(STATED TASK)
Carry none of the pictures over; set down the material below exactly.

● ● ● ● ●

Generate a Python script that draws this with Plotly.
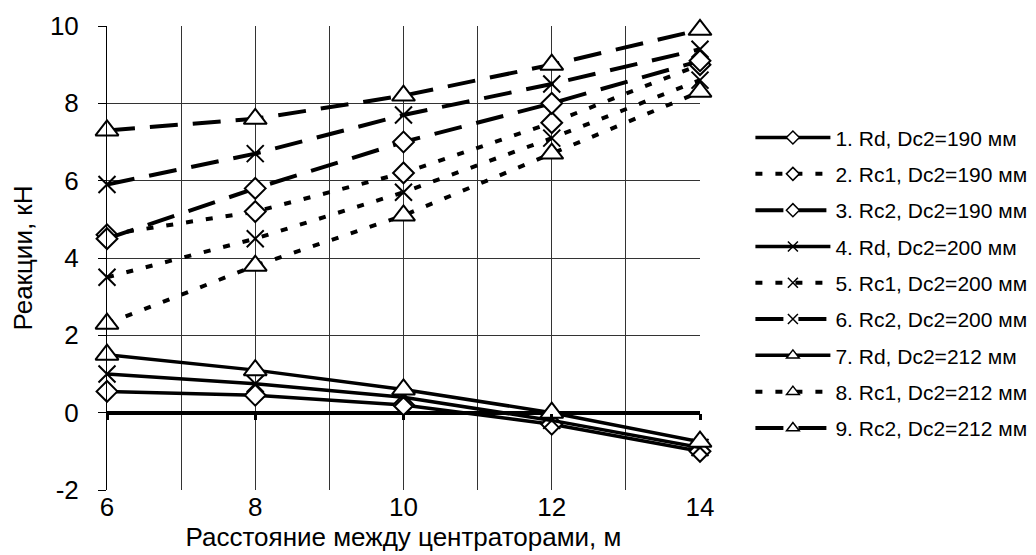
import plotly.graph_objects as go

x_vals = [6, 8, 10, 12, 14]
y_tick_vals = [-2, 0, 2, 4, 6, 8, 10]
y_tick_text = ["-2", "0", "2", "4", "6", "8", "10"]

names = [
    "1. Rd, Dc2=190 мм", "2. Rc1, Dc2=190 мм", "3. Rc2, Dc2=190 мм",
    "4. Rd, Dc2=200 мм", "5. Rc1, Dc2=200 мм", "6. Rc2, Dc2=200 мм",
    "7. Rd, Dc2=212 мм", "8. Rc1, Dc2=212 мм", "9. Rc2, Dc2=212 мм",
]

rd_190 = [0.55, 0.45, 0.2, -0.3, -1.0]
rc1_190 = [4.6, 5.2, 6.2, 7.5, 9.0]
rc2_190 = [4.5, 5.8, 7.0, 8.0, 9.1]
rd_200 = [1.0, 0.75, 0.4, -0.2, -0.9]
rc1_200 = [3.5, 4.5, 5.7, 7.1, 8.6]
rc2_200 = [5.9, 6.7, 7.7, 8.5, 9.4]
rd_212 = [1.5, 1.1, 0.6, 0.0, -0.75]
rc1_212 = [2.3, 3.8, 5.1, 6.7, 8.3]
rc2_212 = [7.3, 7.6, 8.2, 9.0, 9.9]

series = [rd_190, rc1_190, rc2_190, rd_200, rc1_200, rc2_200, rd_212, rc1_212, rc2_212]
symbols = ["diamond"] * 3 + ["x-thin"] * 3 + ["triangle-up"] * 3
kinds = ["rd", "rc1", "rc2"] * 3

dash_map = {"rd": "solid", "rc1": "7px,13px", "rc2": "28px,15px"}
width_map = {"rd": 3.5, "rc1": 4, "rc2": 4}
size_map = {"diamond": 16, "x-thin": 17, "triangle-up": 20}
leg_size_map = {"diamond": 10, "x-thin": 10, "triangle-up": 11}

font_family = "Liberation Sans, Arial, sans-serif"

fig = go.Figure()
for i, (nm, ys, sym, kd) in enumerate(zip(names, series, symbols, kinds)):
    fig.add_trace(go.Scatter(
        x=x_vals, y=ys, name=nm, mode="lines+markers",
        showlegend=False, cliponaxis=False,
        line=dict(color="black", width=width_map[kd], dash=dash_map[kd]),
        marker=dict(symbol=sym, size=size_map[sym], color="white",
                    line=dict(color="black", width=2)),
    ))

# legend entries (smaller markers, like the original legend)
for i, (nm, sym, kd) in enumerate(zip(names, symbols, kinds)):
    fig.add_trace(go.Scatter(
        x=[None], y=[None], name=nm, mode="lines+markers",
        legendgroup=f"g{i}", showlegend=True, hoverinfo="skip",
        line=dict(color="black", width=width_map[kd], dash=dash_map[kd]),
        marker=dict(symbol=sym, size=leg_size_map[sym], color="white",
                    line=dict(color="black", width=1.5)),
    ))

# helper invisible trace for the axis crossing at zero
fig.add_trace(go.Scatter(x=x_vals, y=[None] * len(x_vals), xaxis="x2",
                         showlegend=False, hoverinfo="skip", mode="lines"))

fig.update_layout(
    width=1028, height=547,
    margin=dict(l=99, r=336, t=18, b=65, autoexpand=False),
    paper_bgcolor="white", plot_bgcolor="white",
    font=dict(family=font_family, color="black"),
    showlegend=True,
    legend=dict(
        x=1.085, y=0.803, xanchor="left", yanchor="top",
        font=dict(size=21, family=font_family),
        traceorder="grouped", tracegroupgap=6, itemwidth=75,
        bgcolor="rgba(0,0,0,0)",
    ),
    xaxis=dict(
        range=[6, 14], tickvals=x_vals, automargin=False,
        showgrid=True, gridcolor="#333", gridwidth=1,
        minor=dict(dtick=1, tick0=6, showgrid=True, gridcolor="#333", gridwidth=1),
        showline=False, ticks="", zeroline=False,
        tickfont=dict(size=26), ticklabelstandoff=-1,
        title=dict(text="Расстояние между центраторами, м", font=dict(size=26), standoff=6),
    ),
    xaxis2=dict(
        range=[6, 14], overlaying="x", anchor="free", position=2 / 12, side="bottom",
        tickvals=x_vals, ticks="outside", ticklen=6, tickwidth=3, automargin=False,
        tickcolor="black", showticklabels=False, showgrid=False, showline=False,
        zeroline=False,
    ),
    yaxis=dict(
        range=[-2, 10], tickvals=y_tick_vals, ticktext=y_tick_text, automargin=False,
        showgrid=True, gridcolor="#333", gridwidth=1,
        showline=True, linecolor="black", linewidth=1,
        ticks="outside", ticklen=8, tickcolor="black",
        zeroline=True, zerolinecolor="black", zerolinewidth=4,
        tickfont=dict(size=26), ticklabelstandoff=14,
        title=dict(text="Реакции, кН", font=dict(size=26), standoff=12),
    ),
)

fig.write_html("out.html")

● ● ● ● ●

(RESULT OF THE EXERCISE)
Generate a Python script that draws this with Plotly.
import plotly.graph_objects as go

x_vals = [6, 8, 10, 12, 14]
y_tick_vals = [-2, 0, 2, 4, 6, 8, 10]
y_tick_text = ["-2", "0", "2", "4", "6", "8", "10"]

names = [
    "1. Rd, Dc2=190 мм", "2. Rc1, Dc2=190 мм", "3. Rc2, Dc2=190 мм",
    "4. Rd, Dc2=200 мм", "5. Rc1, Dc2=200 мм", "6. Rc2, Dc2=200 мм",
    "7. Rd, Dc2=212 мм", "8. Rc1, Dc2=212 мм", "9. Rc2, Dc2=212 мм",
]

rd_190 = [0.55, 0.45, 0.2, -0.3, -1.0]
rc1_190 = [4.6, 5.2, 6.2, 7.5, 9.0]
rc2_190 = [4.5, 5.8, 7.0, 8.0, 9.1]
rd_200 = [1.0, 0.75, 0.4, -0.2, -0.9]
rc1_200 = [3.5, 4.5, 5.7, 7.1, 8.6]
rc2_200 = [5.9, 6.7, 7.7, 8.5, 9.4]
rd_212 = [1.5, 1.1, 0.6, 0.0, -0.75]
rc1_212 = [2.3, 3.8, 5.1, 6.7, 8.3]
rc2_212 = [7.3, 7.6, 8.2, 9.0, 9.9]

series = [rd_190, rc1_190, rc2_190, rd_200, rc1_200, rc2_200, rd_212, rc1_212, rc2_212]
symbols = ["diamond"] * 3 + ["x-thin"] * 3 + ["triangle-up"] * 3
kinds = ["rd", "rc1", "rc2"] * 3

dash_map = {"rd": "solid", "rc1": "7px,13px", "rc2": "28px,15px"}
width_map = {"rd": 3.5, "rc1": 4, "rc2": 4}
size_map = {"diamond": 16, "x-thin": 17, "triangle-up": 20}
leg_size_map = {"diamond": 10, "x-thin": 10, "triangle-up": 11}

font_family = "Liberation Sans, Arial, sans-serif"

fig = go.Figure()
for i, (nm, ys, sym, kd) in enumerate(zip(names, series, symbols, kinds)):
    fig.add_trace(go.Scatter(
        x=x_vals, y=ys, name=nm, mode="lines+markers",
        showlegend=False, cliponaxis=False,
        line=dict(color="black", width=width_map[kd], dash=dash_map[kd]),
        marker=dict(symbol=sym, size=size_map[sym], color="white",
                    line=dict(color="black", width=2)),
    ))

# legend entries (smaller markers, like the original legend)
for i, (nm, sym, kd) in enumerate(zip(names, symbols, kinds)):
    fig.add_trace(go.Scatter(
        x=[None], y=[None], name=nm, mode="lines+markers",
        legendgroup=f"g{i}", showlegend=True, hoverinfo="skip",
        line=dict(color="black", width=width_map[kd], dash=dash_map[kd]),
        marker=dict(symbol=sym, size=leg_size_map[sym], color="white",
                    line=dict(color="black", width=1.5)),
    ))

# helper invisible trace for the axis crossing at zero
fig.add_trace(go.Scatter(x=x_vals, y=[None] * len(x_vals), xaxis="x2",
                         showlegend=False, hoverinfo="skip", mode="lines"))

fig.update_layout(
    width=1028, height=547,
    margin=dict(l=99, r=336, t=18, b=65, autoexpand=False),
    paper_bgcolor="white", plot_bgcolor="white",
    font=dict(family=font_family, color="black"),
    showlegend=True,
    legend=dict(
        x=1.085, y=0.803, xanchor="left", yanchor="top",
        font=dict(size=21, family=font_family),
        traceorder="grouped", tracegroupgap=6, itemwidth=75,
        bgcolor="rgba(0,0,0,0)",
    ),
    xaxis=dict(
        range=[6, 14], tickvals=x_vals, automargin=False,
        showgrid=True, gridcolor="#333", gridwidth=1,
        minor=dict(dtick=1, tick0=6, showgrid=True, gridcolor="#333", gridwidth=1),
        showline=False, ticks="", zeroline=False,
        tickfont=dict(size=26), ticklabelstandoff=-1,
        title=dict(text="Расстояние между центраторами, м", font=dict(size=26), standoff=6),
    ),
    xaxis2=dict(
        range=[6, 14], overlaying="x", anchor="free", position=2 / 12, side="bottom",
        tickvals=x_vals, ticks="outside", ticklen=6, tickwidth=3, automargin=False,
        tickcolor="black", showticklabels=False, showgrid=False, showline=False,
        zeroline=False,
    ),
    yaxis=dict(
        range=[-2, 10], tickvals=y_tick_vals, ticktext=y_tick_text, automargin=False,
        showgrid=True, gridcolor="#333", gridwidth=1,
        showline=True, linecolor="black", linewidth=1,
        ticks="outside", ticklen=8, tickcolor="black",
        zeroline=True, zerolinecolor="black", zerolinewidth=4,
        tickfont=dict(size=26), ticklabelstandoff=14,
        title=dict(text="Реакции, кН", font=dict(size=26), standoff=12),
    ),
)

fig.write_html("out.html")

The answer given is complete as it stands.